> SET TASK
Below are entries. Pull out all lines containing "Write".

* START DATA *

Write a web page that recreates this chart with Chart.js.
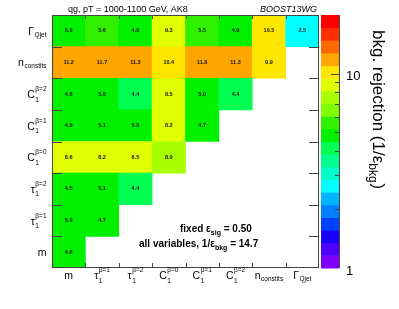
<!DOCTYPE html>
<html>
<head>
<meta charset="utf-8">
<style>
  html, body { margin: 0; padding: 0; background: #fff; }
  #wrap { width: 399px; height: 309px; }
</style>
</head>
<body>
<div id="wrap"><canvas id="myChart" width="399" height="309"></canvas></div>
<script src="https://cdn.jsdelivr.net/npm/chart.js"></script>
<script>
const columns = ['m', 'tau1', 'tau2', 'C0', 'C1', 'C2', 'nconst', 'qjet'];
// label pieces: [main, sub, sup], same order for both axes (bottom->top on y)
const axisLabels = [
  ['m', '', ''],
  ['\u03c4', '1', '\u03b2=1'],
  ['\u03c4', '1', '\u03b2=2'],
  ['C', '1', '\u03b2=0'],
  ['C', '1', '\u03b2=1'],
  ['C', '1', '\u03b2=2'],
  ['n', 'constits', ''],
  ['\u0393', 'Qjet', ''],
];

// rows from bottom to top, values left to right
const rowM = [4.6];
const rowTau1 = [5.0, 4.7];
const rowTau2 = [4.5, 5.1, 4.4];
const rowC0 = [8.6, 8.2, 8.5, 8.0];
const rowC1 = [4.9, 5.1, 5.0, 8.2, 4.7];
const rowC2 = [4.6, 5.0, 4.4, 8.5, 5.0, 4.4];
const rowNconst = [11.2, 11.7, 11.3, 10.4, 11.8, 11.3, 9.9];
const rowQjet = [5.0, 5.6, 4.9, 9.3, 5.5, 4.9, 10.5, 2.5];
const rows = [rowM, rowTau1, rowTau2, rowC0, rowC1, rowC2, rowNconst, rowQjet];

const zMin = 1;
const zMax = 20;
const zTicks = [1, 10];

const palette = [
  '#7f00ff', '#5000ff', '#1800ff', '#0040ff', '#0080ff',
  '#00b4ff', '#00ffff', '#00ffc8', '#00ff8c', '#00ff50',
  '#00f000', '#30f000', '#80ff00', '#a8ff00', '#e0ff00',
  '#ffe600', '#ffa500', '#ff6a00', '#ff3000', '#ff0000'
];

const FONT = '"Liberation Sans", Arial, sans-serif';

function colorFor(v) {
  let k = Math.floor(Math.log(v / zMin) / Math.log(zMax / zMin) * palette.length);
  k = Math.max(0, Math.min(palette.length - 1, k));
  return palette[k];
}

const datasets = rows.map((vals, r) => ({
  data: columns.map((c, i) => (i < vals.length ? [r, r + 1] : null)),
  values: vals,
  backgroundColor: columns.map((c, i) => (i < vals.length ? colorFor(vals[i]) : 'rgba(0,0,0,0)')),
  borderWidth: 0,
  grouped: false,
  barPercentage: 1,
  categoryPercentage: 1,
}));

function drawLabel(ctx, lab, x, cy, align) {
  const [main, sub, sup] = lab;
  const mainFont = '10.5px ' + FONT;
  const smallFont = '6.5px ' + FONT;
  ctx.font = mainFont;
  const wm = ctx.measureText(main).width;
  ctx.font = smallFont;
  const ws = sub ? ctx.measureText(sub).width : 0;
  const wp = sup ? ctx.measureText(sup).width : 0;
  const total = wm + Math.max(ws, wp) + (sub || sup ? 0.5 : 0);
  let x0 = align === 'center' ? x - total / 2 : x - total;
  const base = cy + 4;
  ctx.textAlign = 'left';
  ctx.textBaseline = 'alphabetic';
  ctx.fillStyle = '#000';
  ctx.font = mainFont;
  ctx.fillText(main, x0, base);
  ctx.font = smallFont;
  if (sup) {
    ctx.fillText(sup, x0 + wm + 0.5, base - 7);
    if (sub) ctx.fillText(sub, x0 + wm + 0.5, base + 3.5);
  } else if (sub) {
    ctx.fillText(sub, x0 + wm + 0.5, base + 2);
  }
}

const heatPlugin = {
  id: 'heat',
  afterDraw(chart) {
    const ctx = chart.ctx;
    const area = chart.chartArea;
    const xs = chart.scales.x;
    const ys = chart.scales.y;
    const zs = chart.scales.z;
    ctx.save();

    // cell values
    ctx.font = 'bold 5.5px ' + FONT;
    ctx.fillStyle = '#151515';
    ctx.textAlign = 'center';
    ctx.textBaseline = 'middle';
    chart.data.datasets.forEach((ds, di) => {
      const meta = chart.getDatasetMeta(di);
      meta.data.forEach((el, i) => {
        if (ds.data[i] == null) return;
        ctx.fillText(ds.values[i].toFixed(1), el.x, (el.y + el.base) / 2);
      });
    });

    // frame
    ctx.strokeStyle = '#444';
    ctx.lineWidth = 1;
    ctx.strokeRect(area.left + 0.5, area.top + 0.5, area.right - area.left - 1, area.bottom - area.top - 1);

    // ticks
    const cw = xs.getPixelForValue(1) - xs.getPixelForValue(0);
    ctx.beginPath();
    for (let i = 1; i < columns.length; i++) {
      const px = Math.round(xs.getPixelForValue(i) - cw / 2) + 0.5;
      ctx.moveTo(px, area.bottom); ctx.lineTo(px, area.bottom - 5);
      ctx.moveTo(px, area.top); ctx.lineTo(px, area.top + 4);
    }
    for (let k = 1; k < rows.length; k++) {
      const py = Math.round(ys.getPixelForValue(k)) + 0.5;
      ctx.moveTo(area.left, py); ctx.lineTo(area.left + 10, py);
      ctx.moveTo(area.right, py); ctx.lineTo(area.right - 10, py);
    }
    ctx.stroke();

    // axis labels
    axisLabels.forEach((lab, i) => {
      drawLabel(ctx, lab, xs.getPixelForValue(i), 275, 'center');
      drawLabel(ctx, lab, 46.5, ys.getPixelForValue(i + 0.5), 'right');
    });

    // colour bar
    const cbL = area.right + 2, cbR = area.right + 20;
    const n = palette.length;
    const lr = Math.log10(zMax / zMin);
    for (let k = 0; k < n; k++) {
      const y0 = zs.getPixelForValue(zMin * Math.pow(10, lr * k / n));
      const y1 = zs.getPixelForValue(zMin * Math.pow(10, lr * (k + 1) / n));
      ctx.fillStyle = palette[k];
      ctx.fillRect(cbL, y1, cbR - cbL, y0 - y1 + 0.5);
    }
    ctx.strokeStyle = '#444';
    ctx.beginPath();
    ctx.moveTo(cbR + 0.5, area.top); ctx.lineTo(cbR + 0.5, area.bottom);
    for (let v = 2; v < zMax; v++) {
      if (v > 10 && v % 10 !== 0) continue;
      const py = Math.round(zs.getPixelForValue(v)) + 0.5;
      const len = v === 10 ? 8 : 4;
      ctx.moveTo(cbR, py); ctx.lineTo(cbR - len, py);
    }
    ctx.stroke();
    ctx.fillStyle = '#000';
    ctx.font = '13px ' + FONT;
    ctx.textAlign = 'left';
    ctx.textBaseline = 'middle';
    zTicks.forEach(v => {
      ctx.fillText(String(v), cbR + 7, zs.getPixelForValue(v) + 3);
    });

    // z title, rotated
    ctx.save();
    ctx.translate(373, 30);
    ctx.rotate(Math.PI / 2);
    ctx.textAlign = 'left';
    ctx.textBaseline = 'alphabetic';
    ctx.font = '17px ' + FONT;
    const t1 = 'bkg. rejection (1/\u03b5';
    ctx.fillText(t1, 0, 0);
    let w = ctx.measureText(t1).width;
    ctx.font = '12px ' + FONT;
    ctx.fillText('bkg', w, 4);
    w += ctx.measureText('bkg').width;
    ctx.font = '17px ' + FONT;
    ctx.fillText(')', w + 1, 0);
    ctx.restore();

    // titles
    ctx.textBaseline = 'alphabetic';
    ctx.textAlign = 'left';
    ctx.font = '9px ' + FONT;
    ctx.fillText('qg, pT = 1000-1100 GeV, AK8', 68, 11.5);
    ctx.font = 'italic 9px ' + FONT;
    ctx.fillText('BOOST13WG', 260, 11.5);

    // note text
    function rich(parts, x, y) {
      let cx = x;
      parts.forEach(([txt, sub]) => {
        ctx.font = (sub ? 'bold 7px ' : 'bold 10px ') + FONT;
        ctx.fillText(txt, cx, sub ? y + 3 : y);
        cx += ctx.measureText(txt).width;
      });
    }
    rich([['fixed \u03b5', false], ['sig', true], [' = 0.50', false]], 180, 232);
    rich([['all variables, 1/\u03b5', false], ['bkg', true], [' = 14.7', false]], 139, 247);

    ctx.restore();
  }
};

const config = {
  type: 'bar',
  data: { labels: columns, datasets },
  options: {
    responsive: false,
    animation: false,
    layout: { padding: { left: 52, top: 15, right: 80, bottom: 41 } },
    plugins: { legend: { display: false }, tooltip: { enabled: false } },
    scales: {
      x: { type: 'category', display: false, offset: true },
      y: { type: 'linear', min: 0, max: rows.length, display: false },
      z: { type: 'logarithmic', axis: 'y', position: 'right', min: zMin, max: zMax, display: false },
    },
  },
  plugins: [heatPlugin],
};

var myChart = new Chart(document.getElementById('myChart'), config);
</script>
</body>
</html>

* END DATA *
* START DATA *

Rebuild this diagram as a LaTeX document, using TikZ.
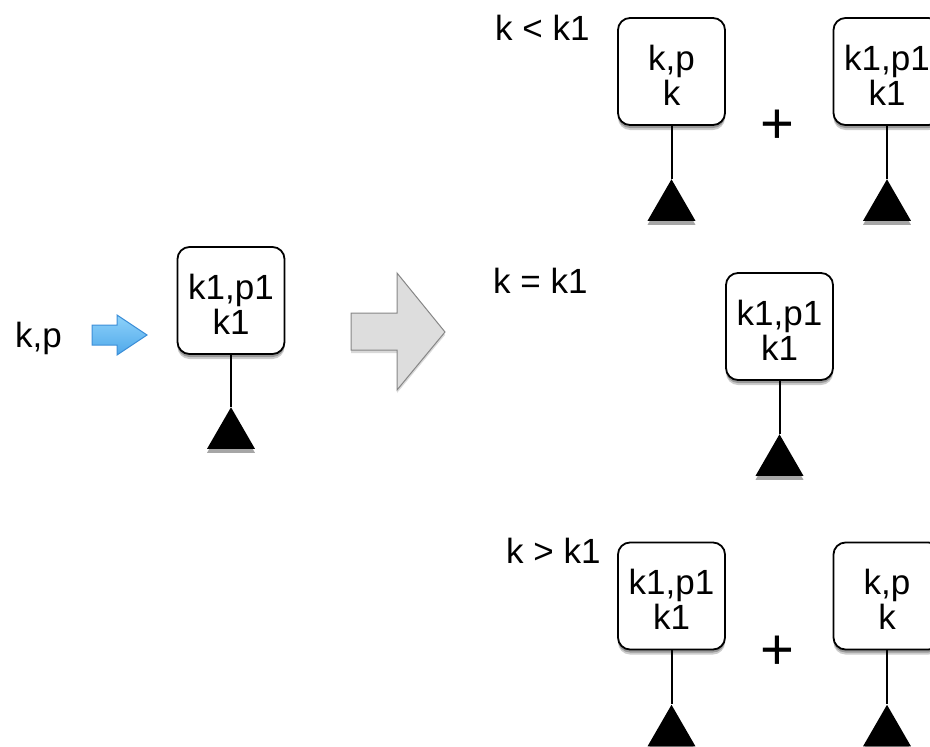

* END DATA *
* START DATA *

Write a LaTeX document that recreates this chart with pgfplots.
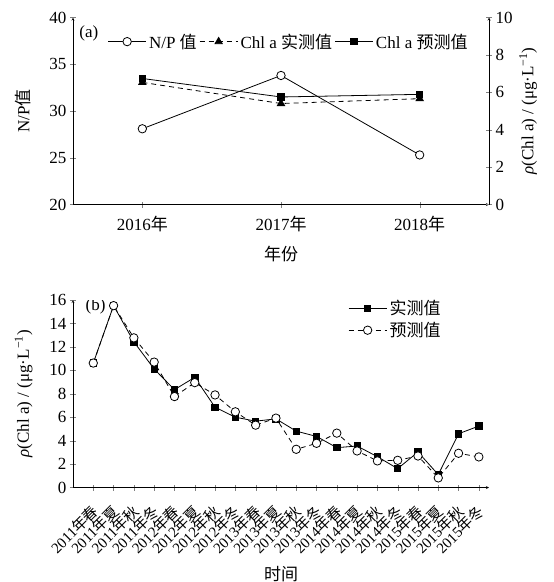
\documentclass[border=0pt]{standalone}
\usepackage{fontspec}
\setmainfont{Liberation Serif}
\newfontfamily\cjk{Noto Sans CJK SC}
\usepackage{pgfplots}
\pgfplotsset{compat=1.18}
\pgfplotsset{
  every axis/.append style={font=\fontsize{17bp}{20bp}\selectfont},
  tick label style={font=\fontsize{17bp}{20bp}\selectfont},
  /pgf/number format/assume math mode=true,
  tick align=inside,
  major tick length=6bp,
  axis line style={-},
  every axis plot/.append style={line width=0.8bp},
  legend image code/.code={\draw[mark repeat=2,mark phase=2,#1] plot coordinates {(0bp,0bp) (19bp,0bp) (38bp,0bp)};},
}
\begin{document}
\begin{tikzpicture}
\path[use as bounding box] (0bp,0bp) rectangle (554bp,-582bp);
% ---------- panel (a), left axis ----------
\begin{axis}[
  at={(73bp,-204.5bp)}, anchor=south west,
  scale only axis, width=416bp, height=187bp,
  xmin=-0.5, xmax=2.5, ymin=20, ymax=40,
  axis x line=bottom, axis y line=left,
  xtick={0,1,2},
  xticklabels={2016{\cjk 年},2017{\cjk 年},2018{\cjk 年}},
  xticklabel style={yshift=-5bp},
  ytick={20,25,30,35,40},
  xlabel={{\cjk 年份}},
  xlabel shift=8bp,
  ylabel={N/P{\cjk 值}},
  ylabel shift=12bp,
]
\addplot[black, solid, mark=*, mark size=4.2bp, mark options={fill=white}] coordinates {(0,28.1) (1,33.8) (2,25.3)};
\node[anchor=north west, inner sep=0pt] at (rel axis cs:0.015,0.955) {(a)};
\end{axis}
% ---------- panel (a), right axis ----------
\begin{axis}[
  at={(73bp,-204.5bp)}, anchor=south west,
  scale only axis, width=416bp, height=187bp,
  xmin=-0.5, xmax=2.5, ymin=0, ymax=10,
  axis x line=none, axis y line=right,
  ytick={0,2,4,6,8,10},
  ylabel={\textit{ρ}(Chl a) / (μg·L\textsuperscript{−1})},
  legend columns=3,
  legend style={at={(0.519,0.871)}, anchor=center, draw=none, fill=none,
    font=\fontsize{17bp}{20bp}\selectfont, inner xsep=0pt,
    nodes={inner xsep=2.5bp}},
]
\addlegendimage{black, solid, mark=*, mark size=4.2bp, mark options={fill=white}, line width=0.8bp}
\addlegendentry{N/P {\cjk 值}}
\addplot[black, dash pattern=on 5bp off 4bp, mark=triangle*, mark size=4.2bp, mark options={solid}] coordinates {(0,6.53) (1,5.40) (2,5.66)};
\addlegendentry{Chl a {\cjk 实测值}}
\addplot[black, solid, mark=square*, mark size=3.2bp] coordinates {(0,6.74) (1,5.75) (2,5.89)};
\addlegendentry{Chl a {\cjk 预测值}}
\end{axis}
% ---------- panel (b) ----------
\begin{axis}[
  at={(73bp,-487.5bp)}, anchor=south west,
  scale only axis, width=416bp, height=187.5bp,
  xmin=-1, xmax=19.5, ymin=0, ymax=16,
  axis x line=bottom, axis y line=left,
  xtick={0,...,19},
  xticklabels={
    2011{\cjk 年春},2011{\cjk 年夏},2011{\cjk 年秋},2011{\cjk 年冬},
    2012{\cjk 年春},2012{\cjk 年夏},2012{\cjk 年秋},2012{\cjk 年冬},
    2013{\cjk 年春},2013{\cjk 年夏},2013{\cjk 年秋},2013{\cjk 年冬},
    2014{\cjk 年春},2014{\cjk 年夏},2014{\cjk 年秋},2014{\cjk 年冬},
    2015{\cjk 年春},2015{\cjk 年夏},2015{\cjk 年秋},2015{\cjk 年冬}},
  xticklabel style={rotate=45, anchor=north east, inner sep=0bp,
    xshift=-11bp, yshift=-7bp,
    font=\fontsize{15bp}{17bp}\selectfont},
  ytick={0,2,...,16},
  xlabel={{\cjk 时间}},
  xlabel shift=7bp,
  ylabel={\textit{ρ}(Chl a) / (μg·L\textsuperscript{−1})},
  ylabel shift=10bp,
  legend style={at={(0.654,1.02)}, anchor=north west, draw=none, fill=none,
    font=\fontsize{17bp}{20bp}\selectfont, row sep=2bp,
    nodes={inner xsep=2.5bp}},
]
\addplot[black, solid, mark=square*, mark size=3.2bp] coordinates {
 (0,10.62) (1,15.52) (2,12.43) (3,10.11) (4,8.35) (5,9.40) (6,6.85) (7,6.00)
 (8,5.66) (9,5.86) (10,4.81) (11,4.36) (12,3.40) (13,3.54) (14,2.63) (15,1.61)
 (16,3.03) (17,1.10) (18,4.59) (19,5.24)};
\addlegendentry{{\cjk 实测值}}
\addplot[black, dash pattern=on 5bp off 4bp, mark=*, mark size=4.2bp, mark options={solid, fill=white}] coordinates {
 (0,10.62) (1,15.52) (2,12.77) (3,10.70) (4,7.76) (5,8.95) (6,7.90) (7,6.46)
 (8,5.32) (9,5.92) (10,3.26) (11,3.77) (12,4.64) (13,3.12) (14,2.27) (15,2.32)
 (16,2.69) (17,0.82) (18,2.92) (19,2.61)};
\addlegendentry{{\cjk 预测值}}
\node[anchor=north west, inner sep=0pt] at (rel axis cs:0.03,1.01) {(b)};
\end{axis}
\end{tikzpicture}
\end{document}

* END DATA *

> WRITTEN ANSWER
Write a web page that recreates this chart with Chart.js.
Write a LaTeX document that recreates this chart with pgfplots.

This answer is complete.